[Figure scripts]
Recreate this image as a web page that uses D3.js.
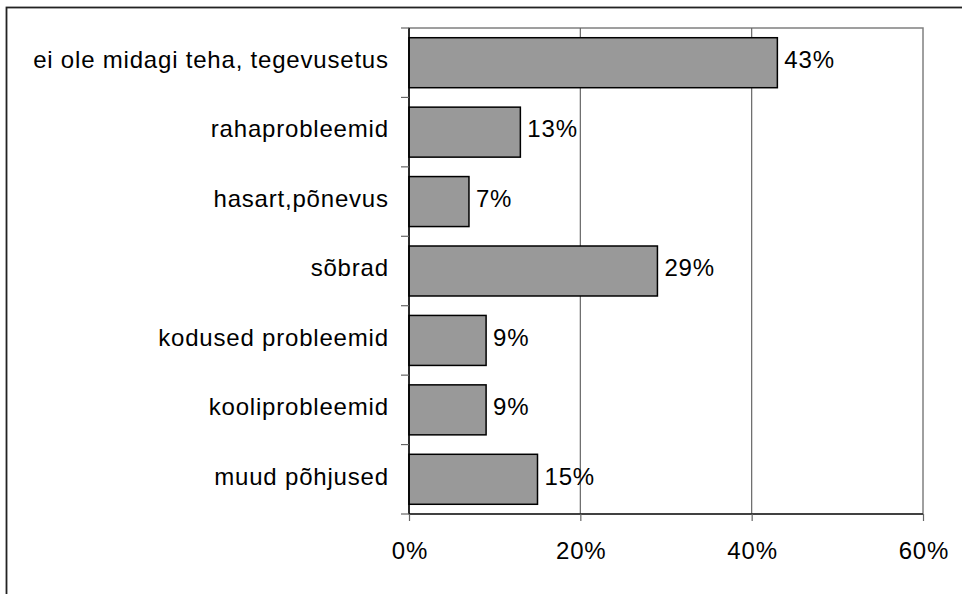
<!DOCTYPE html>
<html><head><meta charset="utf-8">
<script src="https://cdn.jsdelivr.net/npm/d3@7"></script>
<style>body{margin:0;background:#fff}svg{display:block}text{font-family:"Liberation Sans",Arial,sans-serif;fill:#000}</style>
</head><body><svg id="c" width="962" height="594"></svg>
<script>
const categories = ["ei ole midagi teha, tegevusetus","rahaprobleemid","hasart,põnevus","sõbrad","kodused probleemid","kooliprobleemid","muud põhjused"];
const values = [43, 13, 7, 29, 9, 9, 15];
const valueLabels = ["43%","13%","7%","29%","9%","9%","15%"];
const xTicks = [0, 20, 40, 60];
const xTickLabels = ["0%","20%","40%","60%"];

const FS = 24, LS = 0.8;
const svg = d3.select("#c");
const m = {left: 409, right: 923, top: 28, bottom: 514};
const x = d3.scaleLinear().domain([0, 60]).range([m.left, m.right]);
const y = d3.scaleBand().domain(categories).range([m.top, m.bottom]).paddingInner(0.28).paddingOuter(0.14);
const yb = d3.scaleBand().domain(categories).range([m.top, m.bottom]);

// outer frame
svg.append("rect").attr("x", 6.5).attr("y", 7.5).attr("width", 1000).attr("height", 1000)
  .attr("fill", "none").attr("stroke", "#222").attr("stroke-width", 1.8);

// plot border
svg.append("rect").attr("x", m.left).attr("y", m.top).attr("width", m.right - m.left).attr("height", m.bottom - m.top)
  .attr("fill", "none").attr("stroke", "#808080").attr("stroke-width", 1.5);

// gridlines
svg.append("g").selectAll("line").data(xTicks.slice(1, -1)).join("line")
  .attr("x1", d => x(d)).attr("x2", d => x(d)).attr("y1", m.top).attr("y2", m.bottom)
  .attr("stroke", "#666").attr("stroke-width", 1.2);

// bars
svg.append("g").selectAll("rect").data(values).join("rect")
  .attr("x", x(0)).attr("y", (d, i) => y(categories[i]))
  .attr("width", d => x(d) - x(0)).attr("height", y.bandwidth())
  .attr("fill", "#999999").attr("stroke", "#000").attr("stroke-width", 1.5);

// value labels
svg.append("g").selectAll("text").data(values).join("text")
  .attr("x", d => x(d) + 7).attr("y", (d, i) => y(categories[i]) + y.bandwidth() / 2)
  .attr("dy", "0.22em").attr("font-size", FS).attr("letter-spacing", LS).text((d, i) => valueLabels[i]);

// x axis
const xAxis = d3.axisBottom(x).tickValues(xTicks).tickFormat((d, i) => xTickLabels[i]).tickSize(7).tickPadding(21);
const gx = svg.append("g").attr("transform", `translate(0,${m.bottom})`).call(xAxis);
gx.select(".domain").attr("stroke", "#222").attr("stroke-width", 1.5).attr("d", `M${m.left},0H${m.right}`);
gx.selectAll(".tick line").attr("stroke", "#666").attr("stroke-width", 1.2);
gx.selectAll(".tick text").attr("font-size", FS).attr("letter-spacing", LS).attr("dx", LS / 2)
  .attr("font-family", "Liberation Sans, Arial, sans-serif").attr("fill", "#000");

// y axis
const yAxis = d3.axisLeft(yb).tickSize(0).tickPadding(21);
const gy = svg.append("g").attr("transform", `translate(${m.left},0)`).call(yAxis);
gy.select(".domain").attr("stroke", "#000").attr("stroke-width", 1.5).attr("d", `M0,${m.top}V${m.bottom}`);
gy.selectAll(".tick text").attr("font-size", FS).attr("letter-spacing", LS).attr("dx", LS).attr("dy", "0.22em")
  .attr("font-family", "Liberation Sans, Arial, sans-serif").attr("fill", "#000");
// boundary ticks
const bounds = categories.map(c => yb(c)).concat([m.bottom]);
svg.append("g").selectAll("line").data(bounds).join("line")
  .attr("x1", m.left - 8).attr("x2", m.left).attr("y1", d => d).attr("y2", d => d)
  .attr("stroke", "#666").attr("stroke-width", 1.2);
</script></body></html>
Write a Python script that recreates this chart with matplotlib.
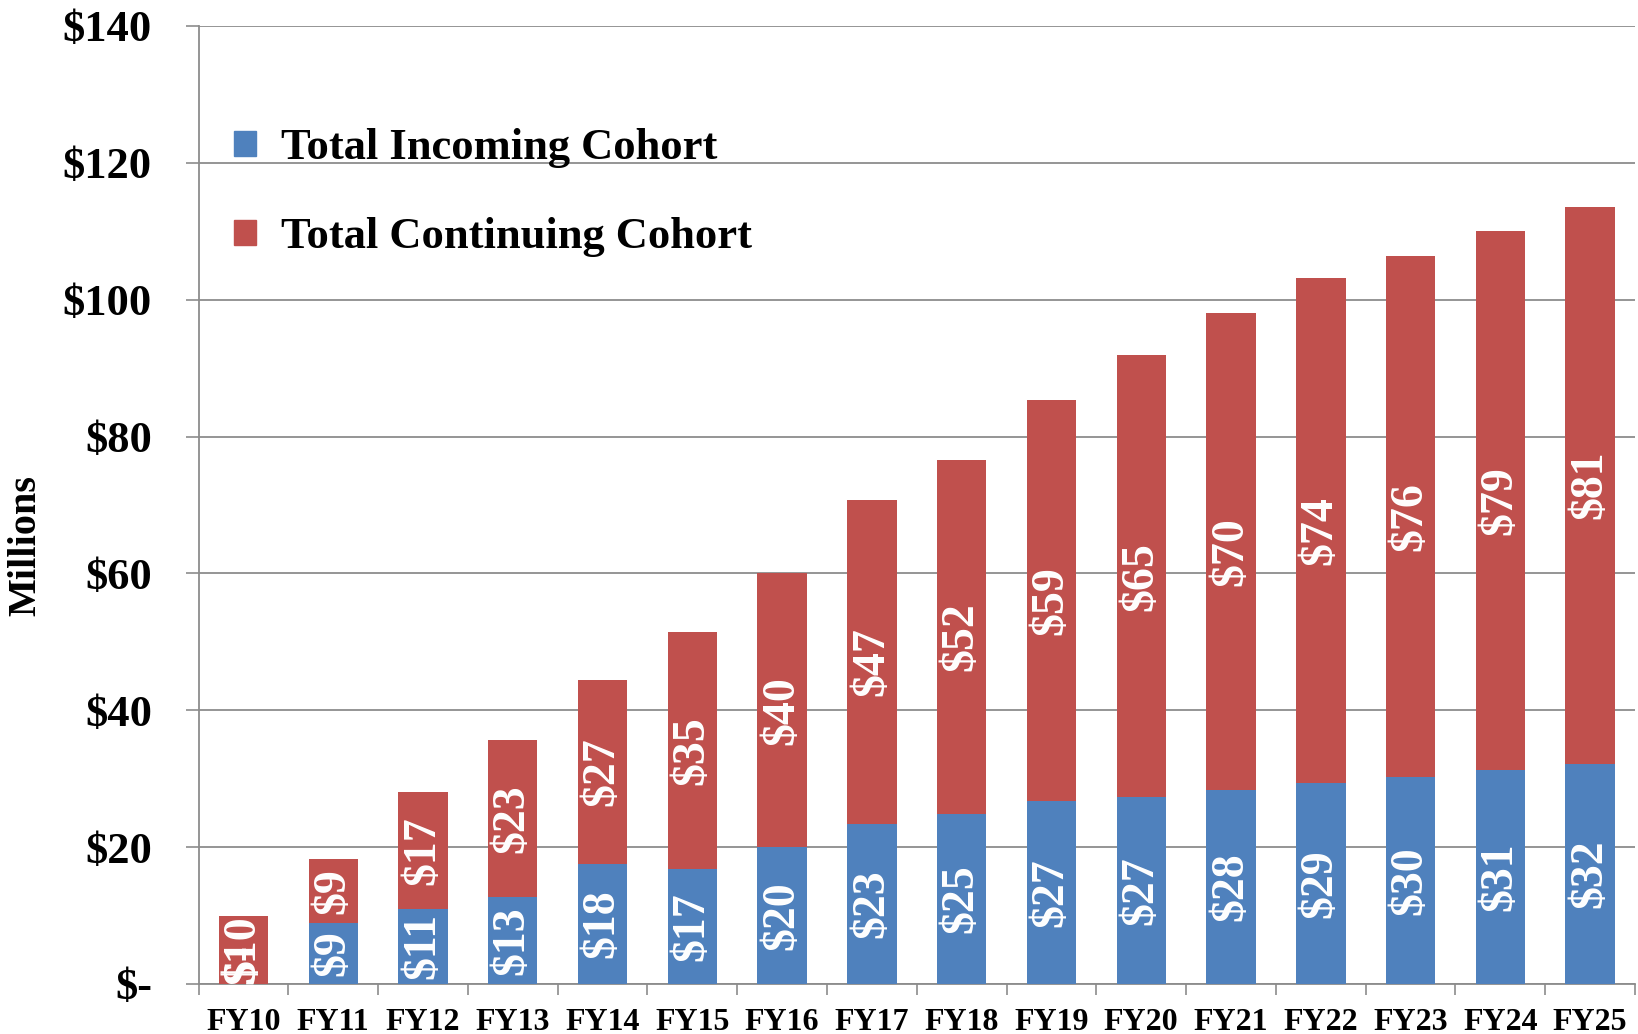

Problem description
Leave out the pictures and repeat exactly the lines from the start of the material through the line that contains "yb = d3.scaleBand().domain(categories).range([m.top, m.bottom]);", both included.

Exercise solution
Recreate this image as a web page that uses D3.js.
<!DOCTYPE html>
<html><head><meta charset="utf-8">
<script src="https://cdn.jsdelivr.net/npm/d3@7"></script>
<style>body{margin:0;background:#fff}svg{display:block}text{font-family:"Liberation Sans",Arial,sans-serif;fill:#000}</style>
</head><body><svg id="c" width="962" height="594"></svg>
<script>
const categories = ["ei ole midagi teha, tegevusetus","rahaprobleemid","hasart,põnevus","sõbrad","kodused probleemid","kooliprobleemid","muud põhjused"];
const values = [43, 13, 7, 29, 9, 9, 15];
const valueLabels = ["43%","13%","7%","29%","9%","9%","15%"];
const xTicks = [0, 20, 40, 60];
const xTickLabels = ["0%","20%","40%","60%"];

const FS = 24, LS = 0.8;
const svg = d3.select("#c");
const m = {left: 409, right: 923, top: 28, bottom: 514};
const x = d3.scaleLinear().domain([0, 60]).range([m.left, m.right]);
const y = d3.scaleBand().domain(categories).range([m.top, m.bottom]).paddingInner(0.28).paddingOuter(0.14);
const yb = d3.scaleBand().domain(categories).range([m.top, m.bottom]);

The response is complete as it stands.